Officials: Repeal of Medicaid expansion ‘disastrous’ for Pa.
- State officials say more than 670,000 Pa. residents could lose insurance without Medicaid expansion.
- Elimination of expansion program could also add at least $300 million to state's structural deficit.
State officials are preparing for “disastrous” consequences in Pennsylvania should President Donald Trump repeal the Affordable Care Act’s Medicaid expansion program.
Key members of Gov. Tom Wolf’s administration expressed concern on Monday that more than 670,000 Pennsylvanians would lose their health insurance if the provision is eliminated.
Treasurer Joe Torsella said there will be “irreparable harm” if the Medicaid expansion is scaled back, with low-income residents expected to be affected the most.
Auditor General Eugene DePasquale warned that rural hospitals would struggle to remain open with the loss of federal funds.
Pennsylvania’s two top financial officers also stated that a repeal would lead to the loss of thousands of jobs and negatively impact the state’s already-large budget deficit.

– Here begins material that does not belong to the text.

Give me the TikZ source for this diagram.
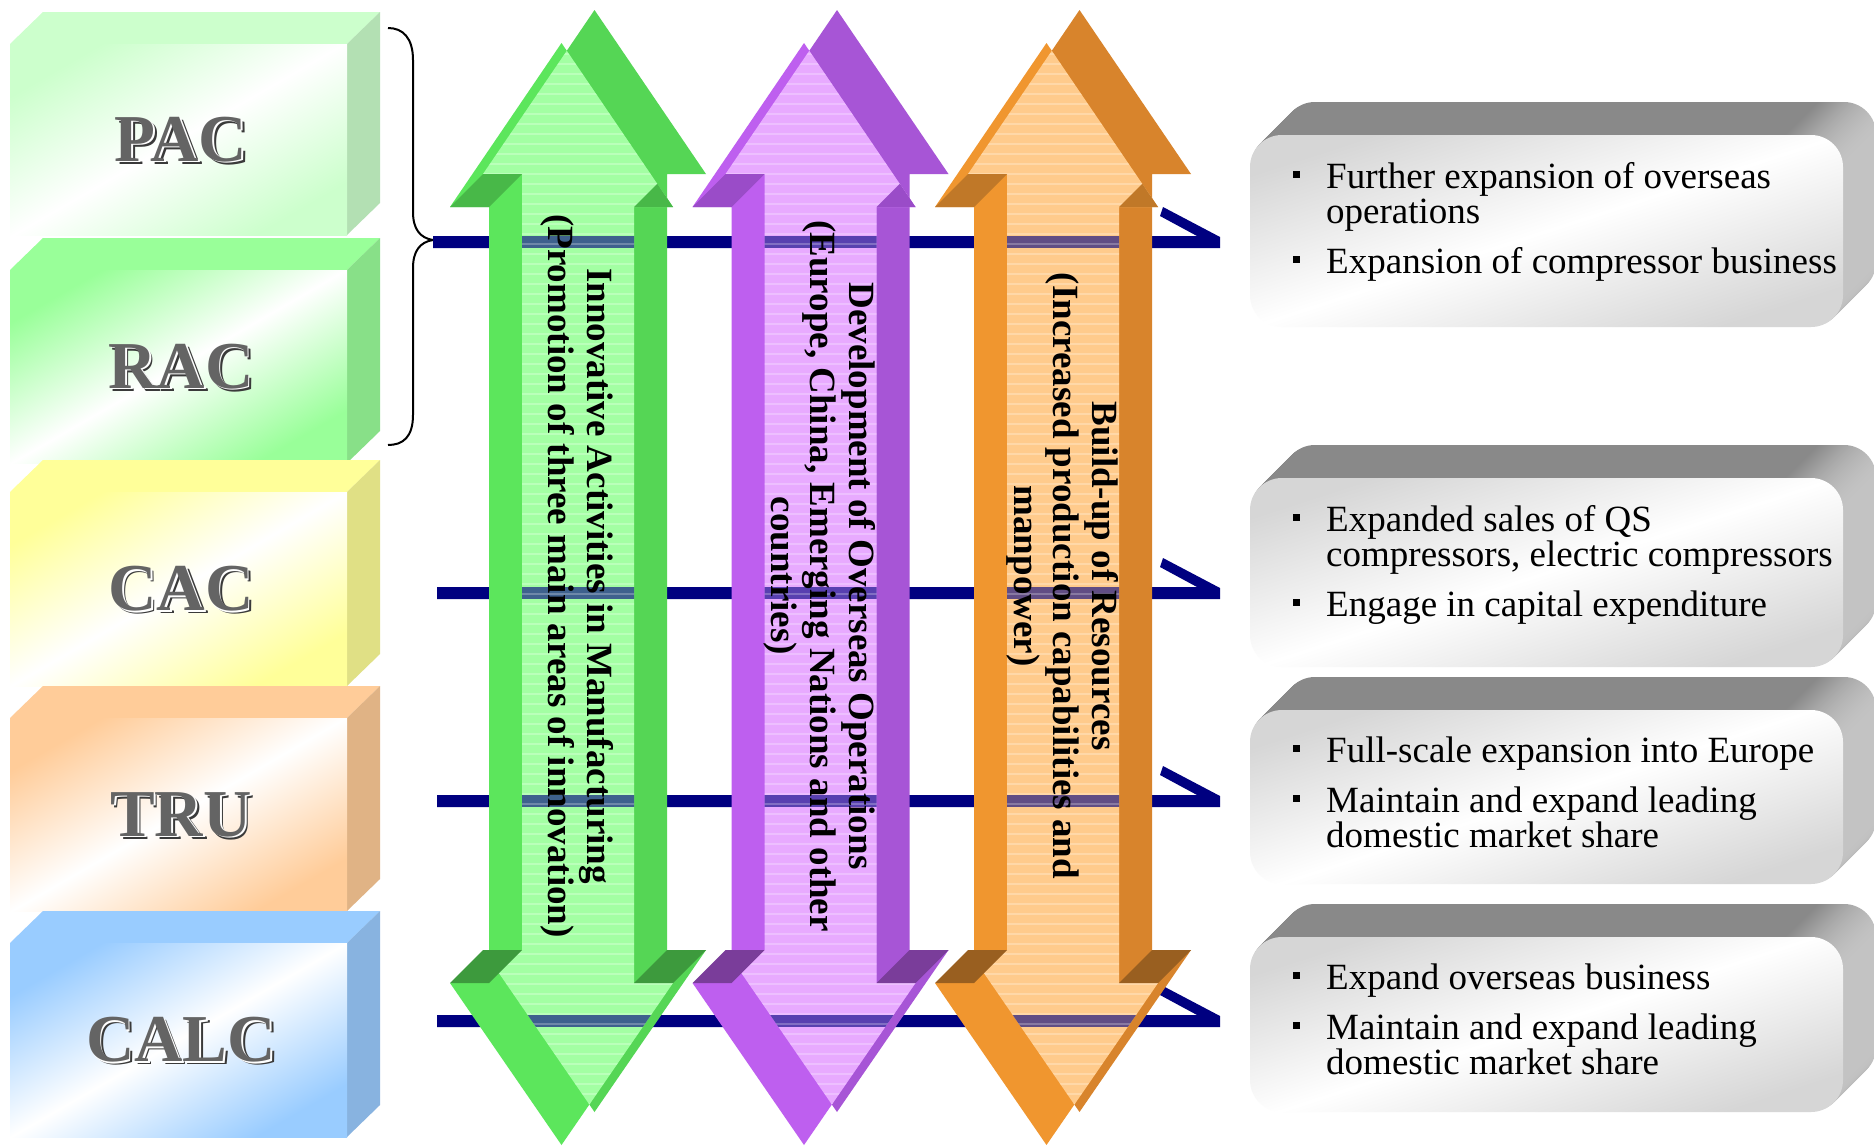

Torsella estimated that the elimination of the Medicaid Expansion Program could cost the state economy $4.5 billion and add at least $300 million to the state's structural budget deficit.
"This would make a tough situation even worse," Torsella said in a news release from DePasquale's office.
The two sent a letter to Pennsylvania Sens. Pat Toomey and Bob Casey, along with the state's 18 representatives, urging them to keep the Medicaid expansion provision of the Affordable Care Act.
Wolf has proposed a grant to serve as the expansion’s replacement.